One of my favorite poems is Robert Frost's "The Road Not Taken". The message is about making choices and, how the road taken made all the difference. Often in life and on the road, we have to make one choice. Take one road. No turning back. I thought of this poem on my recent test drive in the 2022 Nissan Pathfinder in the hinterlands of Montana, when I could take two different roads—paved and dirt—and that made all the difference!

Nissan has redesigned and retooled its fifth-generation Pathfinder instilling greater latitude for buyers who want to travel both types of roads and expand their adventure footprint. After seven decades of off-road development, 35 years in the business of selling Pathfinders, and with more than 1.8 million sold in the U.S., this Japanese automaker has moved the needle with a ground-up revision of the previous-gen model.

2022 Nissan Pathfinder The 2022 Nissan Pathfinder is a capable off-roader.Photo courtesy of Nissan North America

The full-sized sport utility is available in four trims (S, SV, SL and Platinum) and two- and four-wheel drive versions; Nissan expects that nearly 60 percent of buyers will choose four-wheel drive.

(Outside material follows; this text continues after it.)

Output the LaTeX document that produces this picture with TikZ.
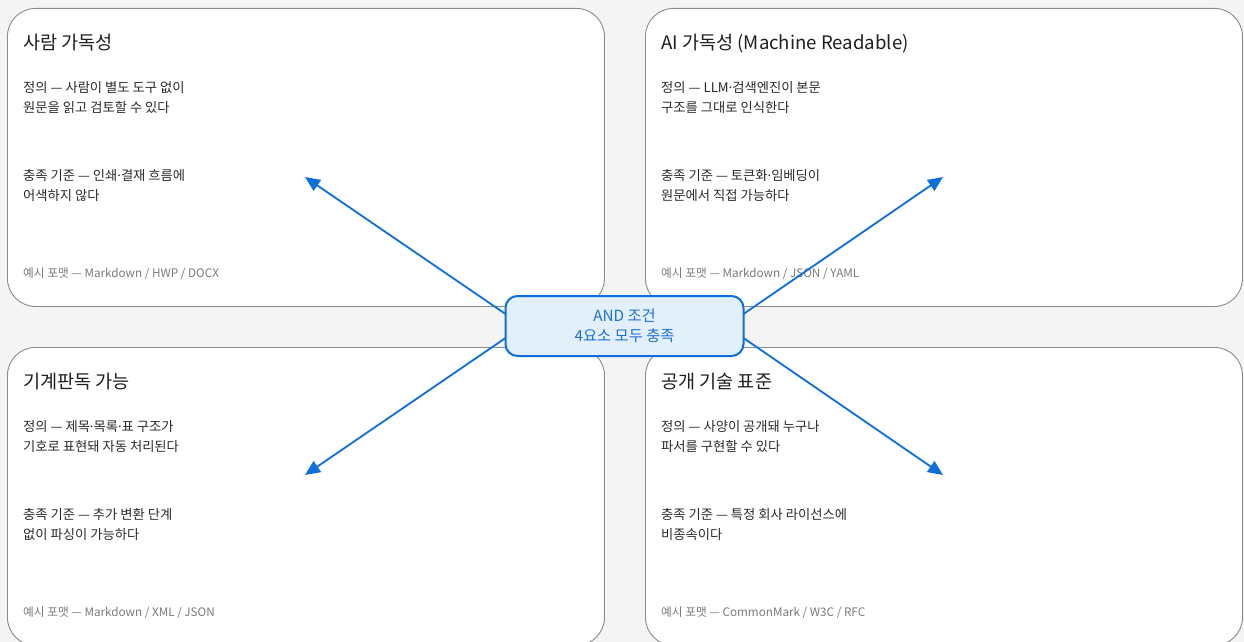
\documentclass[tikz,border=0pt]{standalone}
\usepackage{fontspec}
\setmainfont{Noto Sans CJK KR}
\newfontfamily\latinfont{Noto Sans}
\newcommand{\mdot}{{\latinfont ·}}
\usetikzlibrary{arrows.meta,positioning}
\definecolor{bg}{HTML}{F4F4F4}
\definecolor{cardline}{HTML}{8A8A8A}
\definecolor{ink}{HTML}{1F1F1F}
\definecolor{body}{HTML}{2A2A2A}
\definecolor{muted}{HTML}{7A7A7A}
\definecolor{accent}{HTML}{0B6FDE}
\definecolor{accentfill}{HTML}{E3F0FC}
\definecolor{accenttext}{HTML}{1A6FD6}
\tikzset{
  card/.style={draw=cardline, line width=0.9pt, fill=white, rounded corners=28pt,
    minimum width=597pt, minimum height=298pt, inner sep=0pt, anchor=north west},
  cardtitle/.style={anchor=base west, inner sep=0pt, text=ink, font=\fontsize{18.6}{22}\selectfont},
  cardbody/.style={anchor=base west, inner sep=0pt, text=body, align=left, font=\fontsize{13.3}{20}\selectfont},
  cardfoot/.style={anchor=base west, inner sep=0pt, text=muted, font=\fontsize{11.7}{14}\selectfont},
  hub/.style={draw=accent, line width=2pt, fill=accentfill, rounded corners=12pt,
    minimum width=238pt, minimum height=60pt, align=center, text=accenttext,
    font=\fontsize{15.3}{20}\selectfont},
  link/.style={draw=accent, line width=1.8pt, -{Triangle[length=15pt,width=13pt]}}
}
\begin{document}
\begin{tikzpicture}[x=1pt,y=-1pt]
\useasboundingbox (0,0) rectangle (1244,642);
\clip (0,0) rectangle (1244,642);
\fill[bg] (0,0) rectangle (1244,642);

% cards
\node[card] (c1) at (7,8) {};
\node[card] (c2) at (645,8) {};
\node[card] (c3) at (7,347) {};
\node[card] (c4) at (645,347) {};

% card 1 (body node anchors are at the baseline of the last line)
\node[cardtitle] (t1) at (23,49) {사람 가독성};
\node[cardbody] (d1) at (23,112) {정의 — 사람이 별도 도구 없이\\원문을 읽고 검토할 수 있다};
\node[cardbody] (k1) at (23,200) {충족 기준 — 인쇄\mdot 결재 흐름에\\어색하지 않다};
\node[cardfoot] (f1) at (23,277) {예시 포맷 — Markdown / HWP / DOCX};

% card 2
\node[cardtitle] (t2) at (661,49) {AI 가독성 (Machine Readable)};
\node[cardbody] (d2) at (661,112) {정의 — LLM\mdot 검색엔진이 본문\\구조를 그대로 인식한다};
\node[cardbody] (k2) at (661,200) {충족 기준 — 토큰화\mdot 임베딩이\\원문에서 직접 가능하다};
\node[cardfoot] (f2) at (661,277) {예시 포맷 — Markdown / JSON / YAML};

% card 3
\node[cardtitle] (t3) at (23,388) {기계판독 가능};
\node[cardbody] (d3) at (23,451) {정의 — 제목\mdot 목록\mdot 표 구조가\\기호로 표현돼 자동 처리된다};
\node[cardbody] (k3) at (23,539) {충족 기준 — 추가 변환 단계\\없이 파싱이 가능하다};
\node[cardfoot] (f3) at (23,616) {예시 포맷 — Markdown / XML / JSON};

% card 4
\node[cardtitle] (t4) at (661,388) {공개 기술 표준};
\node[cardbody] (d4) at (661,451) {정의 — 사양이 공개돼 누구나\\파서를 구현할 수 있다};
\node[cardbody] (k4) at (661,539) {충족 기준 — 특정 회사 라이선스에\\비종속이다};
\node[cardfoot] (f4) at (661,616) {예시 포맷 — CommonMark / W3C / RFC};

% hub position and arrow coordinates
\coordinate (hubc) at (624.5,326);
\coordinate (e1) at (305,177);
\coordinate (e2) at (943,177);
\coordinate (e3) at (305,475);
\coordinate (e4) at (943,475);
\coordinate (s1) at (507,315);
\coordinate (s2) at (742,315);
\coordinate (s3) at (507,337);
\coordinate (s4) at (742,337);

\draw[link] (s1) -- (e1);
\draw[link] (s2) -- (e2);
\draw[link] (s3) -- (e3);
\draw[link] (s4) -- (e4);

\node[hub] (and) at (hubc) {AND 조건\\4요소 모두 충족};
\end{tikzpicture}
\end{document}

The Pathfinder is in a segment that has grown larger each year as more families want a vehicle for around-town, school and playdate runs and for weekend getaways with traction technology that allows travel in the backcountry and good towing capability. Direct competitors are the Toyota Highlander, Honda Pilot, and Ford Explorer.

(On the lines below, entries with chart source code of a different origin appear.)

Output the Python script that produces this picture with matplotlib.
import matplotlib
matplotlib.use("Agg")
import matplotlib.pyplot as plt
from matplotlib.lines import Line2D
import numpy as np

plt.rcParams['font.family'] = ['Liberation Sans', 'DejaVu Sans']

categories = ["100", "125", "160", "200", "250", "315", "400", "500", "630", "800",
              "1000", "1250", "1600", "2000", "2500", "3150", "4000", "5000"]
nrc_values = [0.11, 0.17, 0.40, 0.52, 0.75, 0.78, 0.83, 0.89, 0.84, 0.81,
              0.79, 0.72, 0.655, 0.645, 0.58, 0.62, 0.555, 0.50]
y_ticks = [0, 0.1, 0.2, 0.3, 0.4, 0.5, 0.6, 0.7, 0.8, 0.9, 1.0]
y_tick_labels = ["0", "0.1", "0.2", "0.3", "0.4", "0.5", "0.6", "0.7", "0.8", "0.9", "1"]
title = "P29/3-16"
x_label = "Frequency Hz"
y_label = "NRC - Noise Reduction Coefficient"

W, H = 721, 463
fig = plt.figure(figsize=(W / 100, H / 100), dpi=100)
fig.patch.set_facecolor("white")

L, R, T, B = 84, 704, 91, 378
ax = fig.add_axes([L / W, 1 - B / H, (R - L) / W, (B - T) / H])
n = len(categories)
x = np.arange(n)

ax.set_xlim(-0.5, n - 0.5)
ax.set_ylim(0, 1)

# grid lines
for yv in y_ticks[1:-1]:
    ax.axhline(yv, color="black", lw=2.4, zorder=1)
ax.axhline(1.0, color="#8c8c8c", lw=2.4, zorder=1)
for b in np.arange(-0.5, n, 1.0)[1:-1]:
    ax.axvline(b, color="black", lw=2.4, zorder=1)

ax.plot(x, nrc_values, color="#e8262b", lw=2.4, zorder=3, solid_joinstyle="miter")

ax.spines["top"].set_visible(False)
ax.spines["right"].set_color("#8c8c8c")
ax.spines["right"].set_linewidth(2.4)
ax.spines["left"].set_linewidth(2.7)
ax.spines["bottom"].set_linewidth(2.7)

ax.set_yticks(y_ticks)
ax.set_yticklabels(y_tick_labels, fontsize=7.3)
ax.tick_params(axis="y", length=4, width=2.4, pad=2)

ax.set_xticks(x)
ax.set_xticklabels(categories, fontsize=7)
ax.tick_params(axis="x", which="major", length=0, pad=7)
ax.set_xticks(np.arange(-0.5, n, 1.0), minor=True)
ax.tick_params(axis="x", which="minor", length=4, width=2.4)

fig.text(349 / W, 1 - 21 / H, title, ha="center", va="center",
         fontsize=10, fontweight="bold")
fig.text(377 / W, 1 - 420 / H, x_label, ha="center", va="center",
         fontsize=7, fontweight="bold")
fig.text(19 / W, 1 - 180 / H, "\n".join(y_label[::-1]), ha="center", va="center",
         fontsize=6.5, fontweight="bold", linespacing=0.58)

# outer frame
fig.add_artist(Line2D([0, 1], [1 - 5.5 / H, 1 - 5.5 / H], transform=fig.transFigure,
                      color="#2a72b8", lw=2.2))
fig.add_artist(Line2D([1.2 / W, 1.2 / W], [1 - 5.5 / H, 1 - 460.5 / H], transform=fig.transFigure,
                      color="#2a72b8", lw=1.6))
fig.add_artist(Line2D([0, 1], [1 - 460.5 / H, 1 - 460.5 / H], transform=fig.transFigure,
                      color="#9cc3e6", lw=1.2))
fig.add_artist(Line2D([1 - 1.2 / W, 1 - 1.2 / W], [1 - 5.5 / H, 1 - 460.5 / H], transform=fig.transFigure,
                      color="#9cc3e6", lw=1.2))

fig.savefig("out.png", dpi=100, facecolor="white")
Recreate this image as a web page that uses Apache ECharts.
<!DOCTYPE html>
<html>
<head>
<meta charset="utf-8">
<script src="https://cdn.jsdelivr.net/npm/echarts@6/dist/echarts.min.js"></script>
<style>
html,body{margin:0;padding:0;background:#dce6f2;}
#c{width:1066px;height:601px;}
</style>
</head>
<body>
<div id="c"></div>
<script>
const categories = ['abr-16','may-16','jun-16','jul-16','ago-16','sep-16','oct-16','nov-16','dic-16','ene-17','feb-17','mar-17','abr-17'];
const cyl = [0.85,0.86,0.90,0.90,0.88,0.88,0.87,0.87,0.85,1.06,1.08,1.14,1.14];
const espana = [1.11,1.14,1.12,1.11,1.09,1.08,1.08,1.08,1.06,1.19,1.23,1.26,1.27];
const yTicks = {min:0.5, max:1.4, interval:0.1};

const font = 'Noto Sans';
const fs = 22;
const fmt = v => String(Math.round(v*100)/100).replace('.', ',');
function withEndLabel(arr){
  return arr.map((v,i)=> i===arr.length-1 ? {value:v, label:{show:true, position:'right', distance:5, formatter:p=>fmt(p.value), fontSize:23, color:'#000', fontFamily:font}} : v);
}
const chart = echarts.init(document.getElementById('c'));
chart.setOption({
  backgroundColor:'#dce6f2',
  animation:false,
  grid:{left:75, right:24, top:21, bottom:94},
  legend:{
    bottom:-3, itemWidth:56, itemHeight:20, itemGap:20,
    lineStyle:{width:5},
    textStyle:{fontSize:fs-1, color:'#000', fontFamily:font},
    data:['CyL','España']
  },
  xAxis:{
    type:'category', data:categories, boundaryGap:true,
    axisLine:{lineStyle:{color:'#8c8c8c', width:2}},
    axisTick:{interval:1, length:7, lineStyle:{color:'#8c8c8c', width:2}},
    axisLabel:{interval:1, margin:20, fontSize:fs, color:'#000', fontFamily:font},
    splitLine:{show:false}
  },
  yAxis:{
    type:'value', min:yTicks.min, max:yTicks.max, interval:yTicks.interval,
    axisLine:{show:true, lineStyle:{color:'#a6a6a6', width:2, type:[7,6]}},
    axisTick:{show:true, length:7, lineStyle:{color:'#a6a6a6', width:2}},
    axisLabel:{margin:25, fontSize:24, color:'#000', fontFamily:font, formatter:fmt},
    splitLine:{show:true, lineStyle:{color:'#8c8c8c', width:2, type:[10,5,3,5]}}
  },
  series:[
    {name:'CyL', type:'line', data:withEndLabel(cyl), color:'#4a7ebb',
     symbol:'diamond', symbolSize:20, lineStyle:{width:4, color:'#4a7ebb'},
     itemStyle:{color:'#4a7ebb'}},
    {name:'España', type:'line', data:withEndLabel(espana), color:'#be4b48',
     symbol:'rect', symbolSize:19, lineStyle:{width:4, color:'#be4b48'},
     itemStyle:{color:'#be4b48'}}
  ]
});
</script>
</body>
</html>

A day-long drive of approximately 150 miles on tarmac and over a variety of dirt roads and tracks provided the opportunity to assess the Pathfinder's updates. A late-spring snowstorm added slickness to all the road surfaces in the region and allowed the Pathfinder to show off its traction capabilities at both slow and higher speeds and with lane change and emergency-braking maneuvers, when towing. I concentrated my evaluation on the augmented hardware and software designed to enhance the crossover's capabilities for backcountry travel and towing.

What I found most notable over every road surface was the comfortable ride and responsive handling that come from a collection of upgrades—and, in particular, as a result of the following: the gearing on the new nine-speed transmission, with paddle shifters for personal and more precise shifting for sport driving and slowing over rough terrain; the new terrain mode system that's engineered for different driving conditions; the four-wheel drive system that moves torque more quickly to avoid wheel slip; the improved suspension system; and new tires with a larger contact patch and more aggressive tread pattern, among other changes.

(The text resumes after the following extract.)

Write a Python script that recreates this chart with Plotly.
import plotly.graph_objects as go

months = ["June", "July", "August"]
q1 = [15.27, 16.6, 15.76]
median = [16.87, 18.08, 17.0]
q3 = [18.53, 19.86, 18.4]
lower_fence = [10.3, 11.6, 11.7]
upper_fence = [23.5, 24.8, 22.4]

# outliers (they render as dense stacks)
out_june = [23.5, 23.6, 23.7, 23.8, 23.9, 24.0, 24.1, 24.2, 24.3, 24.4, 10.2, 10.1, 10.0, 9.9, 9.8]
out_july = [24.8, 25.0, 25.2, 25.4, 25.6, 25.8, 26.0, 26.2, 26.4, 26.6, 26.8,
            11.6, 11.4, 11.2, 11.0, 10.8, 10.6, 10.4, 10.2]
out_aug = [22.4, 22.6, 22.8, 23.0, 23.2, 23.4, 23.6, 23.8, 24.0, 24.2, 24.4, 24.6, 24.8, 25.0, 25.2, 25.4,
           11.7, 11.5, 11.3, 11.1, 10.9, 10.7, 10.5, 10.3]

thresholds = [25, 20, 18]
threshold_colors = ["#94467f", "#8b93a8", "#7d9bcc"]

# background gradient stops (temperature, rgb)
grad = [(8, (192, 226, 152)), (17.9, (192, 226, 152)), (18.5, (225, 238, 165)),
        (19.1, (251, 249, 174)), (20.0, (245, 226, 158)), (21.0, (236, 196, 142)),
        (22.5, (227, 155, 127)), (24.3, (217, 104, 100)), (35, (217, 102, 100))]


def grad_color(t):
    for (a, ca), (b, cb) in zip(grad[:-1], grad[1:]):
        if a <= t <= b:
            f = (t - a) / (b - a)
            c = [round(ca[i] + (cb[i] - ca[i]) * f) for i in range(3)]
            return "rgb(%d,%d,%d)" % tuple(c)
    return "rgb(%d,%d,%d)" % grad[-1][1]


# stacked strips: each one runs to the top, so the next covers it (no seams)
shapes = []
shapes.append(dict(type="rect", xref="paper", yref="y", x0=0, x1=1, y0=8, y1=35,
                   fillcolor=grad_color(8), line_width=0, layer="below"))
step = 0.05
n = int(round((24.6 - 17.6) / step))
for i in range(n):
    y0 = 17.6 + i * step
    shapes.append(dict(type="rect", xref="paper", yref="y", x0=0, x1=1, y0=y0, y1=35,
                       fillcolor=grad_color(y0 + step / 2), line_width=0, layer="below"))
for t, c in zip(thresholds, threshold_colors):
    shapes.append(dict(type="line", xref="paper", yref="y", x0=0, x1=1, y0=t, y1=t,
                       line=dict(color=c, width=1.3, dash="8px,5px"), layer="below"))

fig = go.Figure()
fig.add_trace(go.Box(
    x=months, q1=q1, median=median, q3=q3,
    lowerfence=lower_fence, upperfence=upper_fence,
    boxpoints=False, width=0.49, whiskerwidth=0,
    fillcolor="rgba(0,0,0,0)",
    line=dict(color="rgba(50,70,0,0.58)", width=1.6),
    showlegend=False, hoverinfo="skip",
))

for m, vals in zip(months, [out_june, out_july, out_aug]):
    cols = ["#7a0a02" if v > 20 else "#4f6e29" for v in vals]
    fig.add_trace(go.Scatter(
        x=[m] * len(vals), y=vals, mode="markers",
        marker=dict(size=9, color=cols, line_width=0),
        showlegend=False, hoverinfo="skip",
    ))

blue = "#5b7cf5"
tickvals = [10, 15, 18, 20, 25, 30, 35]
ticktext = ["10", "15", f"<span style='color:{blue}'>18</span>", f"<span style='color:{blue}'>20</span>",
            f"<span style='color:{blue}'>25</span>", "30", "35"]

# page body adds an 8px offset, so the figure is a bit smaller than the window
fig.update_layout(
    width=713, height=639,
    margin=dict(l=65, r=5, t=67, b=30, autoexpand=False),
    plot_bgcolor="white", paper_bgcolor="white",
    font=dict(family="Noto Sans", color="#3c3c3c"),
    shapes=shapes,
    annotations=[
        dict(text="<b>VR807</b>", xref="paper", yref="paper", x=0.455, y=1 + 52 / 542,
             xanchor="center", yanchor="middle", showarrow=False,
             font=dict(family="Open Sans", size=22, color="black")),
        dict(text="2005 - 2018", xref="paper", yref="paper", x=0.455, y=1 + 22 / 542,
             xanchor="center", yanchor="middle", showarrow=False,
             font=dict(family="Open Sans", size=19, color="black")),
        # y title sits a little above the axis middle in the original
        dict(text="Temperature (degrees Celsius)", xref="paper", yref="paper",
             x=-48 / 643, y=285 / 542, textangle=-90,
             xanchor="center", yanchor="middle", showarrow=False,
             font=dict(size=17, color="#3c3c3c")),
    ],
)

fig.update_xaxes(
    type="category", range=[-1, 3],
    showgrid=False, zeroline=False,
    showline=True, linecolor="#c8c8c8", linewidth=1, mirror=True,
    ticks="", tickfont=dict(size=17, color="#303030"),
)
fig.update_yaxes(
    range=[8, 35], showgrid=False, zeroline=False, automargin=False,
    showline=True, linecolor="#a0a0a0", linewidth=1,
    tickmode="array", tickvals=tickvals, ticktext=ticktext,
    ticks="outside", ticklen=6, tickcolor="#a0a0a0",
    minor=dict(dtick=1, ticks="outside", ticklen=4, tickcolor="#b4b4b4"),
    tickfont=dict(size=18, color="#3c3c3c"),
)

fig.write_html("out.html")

2022 Nissan Pathfinder Pathfinder's drive modes are designed to inspire confidence. Photo courtesy of Nissan North America

The Pathfinder provided sure-footed motoring and comfort over uneven surfaces. Its 7.1 inches of ground clearance easily maneuvered over the small obstacles on the trail and hill descent control took the reigns without hesitation for steeper and longer downhills on traction-compromised surfaces.

I was also impressed with the Pathfinder's towing competence and appreciated the standard trailer sway control onboard all trims. It offered notably strong, mannered acceleration from a standing start and excellent straight-line braking without porpoising for either exercise.

The new 2022 Pathfinder brings off-road and towing attributes that are important to families who are seeking to spend time in the backcountry for days trips and longer and for overlanding in terrain that doesn't require a true off-road vehicle with a low range. It's will appeal to buyers who want don't want to have to choose only one road.